PROVIDED DATA =>

========

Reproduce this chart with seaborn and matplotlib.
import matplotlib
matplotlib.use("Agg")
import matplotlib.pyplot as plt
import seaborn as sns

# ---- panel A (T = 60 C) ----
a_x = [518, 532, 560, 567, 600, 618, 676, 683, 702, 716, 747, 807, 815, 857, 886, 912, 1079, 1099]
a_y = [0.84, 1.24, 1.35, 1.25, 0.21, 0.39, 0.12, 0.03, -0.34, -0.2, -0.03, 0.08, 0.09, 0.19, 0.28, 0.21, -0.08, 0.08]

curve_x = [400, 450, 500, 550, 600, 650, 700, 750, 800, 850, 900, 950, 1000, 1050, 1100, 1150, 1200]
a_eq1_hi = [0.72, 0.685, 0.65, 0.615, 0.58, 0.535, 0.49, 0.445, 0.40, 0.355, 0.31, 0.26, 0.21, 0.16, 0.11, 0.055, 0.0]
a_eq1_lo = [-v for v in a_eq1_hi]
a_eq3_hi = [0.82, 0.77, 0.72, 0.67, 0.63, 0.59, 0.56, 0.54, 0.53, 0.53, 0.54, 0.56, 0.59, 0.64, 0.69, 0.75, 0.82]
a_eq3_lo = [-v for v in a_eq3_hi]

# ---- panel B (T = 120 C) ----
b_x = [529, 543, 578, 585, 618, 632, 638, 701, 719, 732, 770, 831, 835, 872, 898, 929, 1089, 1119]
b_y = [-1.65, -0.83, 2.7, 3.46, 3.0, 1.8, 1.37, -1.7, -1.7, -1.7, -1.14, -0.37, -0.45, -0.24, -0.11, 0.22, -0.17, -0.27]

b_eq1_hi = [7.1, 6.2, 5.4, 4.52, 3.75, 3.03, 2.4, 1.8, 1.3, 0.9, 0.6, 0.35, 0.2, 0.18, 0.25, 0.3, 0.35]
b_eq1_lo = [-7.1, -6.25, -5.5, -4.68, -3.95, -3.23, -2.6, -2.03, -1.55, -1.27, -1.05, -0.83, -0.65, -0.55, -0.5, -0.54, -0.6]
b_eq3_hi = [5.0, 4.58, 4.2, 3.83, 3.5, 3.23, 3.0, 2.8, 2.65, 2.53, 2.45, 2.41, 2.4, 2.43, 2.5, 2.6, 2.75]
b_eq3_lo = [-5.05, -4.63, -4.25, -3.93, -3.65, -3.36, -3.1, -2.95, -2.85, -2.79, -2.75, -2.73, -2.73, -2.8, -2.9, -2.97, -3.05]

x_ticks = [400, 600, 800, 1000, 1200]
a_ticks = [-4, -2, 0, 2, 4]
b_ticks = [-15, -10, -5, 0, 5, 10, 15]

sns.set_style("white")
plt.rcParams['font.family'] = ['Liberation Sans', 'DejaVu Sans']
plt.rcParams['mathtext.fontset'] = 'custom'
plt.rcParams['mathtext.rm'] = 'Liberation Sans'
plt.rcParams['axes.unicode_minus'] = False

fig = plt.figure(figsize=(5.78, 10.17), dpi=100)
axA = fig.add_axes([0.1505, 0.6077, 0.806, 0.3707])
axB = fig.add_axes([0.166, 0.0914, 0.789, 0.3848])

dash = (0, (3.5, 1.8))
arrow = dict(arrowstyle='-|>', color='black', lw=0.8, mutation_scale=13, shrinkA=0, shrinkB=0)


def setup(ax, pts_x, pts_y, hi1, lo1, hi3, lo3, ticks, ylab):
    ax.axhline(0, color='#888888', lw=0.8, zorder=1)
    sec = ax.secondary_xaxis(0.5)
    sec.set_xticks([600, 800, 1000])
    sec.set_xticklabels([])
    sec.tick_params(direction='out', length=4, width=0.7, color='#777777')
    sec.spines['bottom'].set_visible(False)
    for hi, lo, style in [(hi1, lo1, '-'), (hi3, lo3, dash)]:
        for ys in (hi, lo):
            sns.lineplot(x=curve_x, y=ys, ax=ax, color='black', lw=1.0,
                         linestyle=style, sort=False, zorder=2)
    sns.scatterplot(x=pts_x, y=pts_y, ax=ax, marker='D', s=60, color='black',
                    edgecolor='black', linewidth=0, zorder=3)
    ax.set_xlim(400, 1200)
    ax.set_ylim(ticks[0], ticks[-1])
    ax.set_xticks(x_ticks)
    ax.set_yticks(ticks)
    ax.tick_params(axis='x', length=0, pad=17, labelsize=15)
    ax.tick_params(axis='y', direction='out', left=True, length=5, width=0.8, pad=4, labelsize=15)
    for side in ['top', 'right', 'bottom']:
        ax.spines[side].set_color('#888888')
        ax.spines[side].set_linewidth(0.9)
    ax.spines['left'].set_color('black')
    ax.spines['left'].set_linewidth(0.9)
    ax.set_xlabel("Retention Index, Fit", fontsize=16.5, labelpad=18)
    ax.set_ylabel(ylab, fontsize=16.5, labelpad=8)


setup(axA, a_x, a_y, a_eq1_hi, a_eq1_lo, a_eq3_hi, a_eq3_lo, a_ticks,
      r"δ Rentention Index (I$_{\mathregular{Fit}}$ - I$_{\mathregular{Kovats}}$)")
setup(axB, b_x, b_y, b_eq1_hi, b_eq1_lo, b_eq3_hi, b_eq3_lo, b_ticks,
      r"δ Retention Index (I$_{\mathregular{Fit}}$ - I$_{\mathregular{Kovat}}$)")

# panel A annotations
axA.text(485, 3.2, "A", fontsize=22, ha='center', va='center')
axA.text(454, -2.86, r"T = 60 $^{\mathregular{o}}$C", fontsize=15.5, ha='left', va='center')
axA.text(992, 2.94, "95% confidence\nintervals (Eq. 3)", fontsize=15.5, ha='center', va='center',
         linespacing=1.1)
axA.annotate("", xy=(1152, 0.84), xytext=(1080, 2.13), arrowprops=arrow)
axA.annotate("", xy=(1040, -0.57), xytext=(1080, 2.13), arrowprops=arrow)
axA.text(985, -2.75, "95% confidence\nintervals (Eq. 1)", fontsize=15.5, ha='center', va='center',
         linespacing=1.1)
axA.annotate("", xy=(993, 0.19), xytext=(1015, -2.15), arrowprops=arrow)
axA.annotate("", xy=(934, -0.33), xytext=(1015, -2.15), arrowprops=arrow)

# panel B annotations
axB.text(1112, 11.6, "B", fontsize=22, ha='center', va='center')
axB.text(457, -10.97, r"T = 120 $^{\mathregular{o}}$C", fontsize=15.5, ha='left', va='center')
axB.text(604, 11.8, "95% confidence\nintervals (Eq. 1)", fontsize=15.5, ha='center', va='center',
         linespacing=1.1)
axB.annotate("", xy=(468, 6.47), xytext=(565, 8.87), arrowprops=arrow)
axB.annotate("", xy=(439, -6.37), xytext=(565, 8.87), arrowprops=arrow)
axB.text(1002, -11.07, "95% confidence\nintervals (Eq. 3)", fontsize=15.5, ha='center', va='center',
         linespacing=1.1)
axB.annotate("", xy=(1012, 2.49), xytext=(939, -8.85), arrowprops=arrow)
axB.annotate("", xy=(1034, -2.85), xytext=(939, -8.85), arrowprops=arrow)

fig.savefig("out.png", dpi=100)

========

Starting with the first line of the data above, copy each line exactly until you reach the line with "import seaborn as sns"; include that line as well.

Reproduce this chart with seaborn and matplotlib.
import matplotlib
matplotlib.use("Agg")
import matplotlib.pyplot as plt
import seaborn as sns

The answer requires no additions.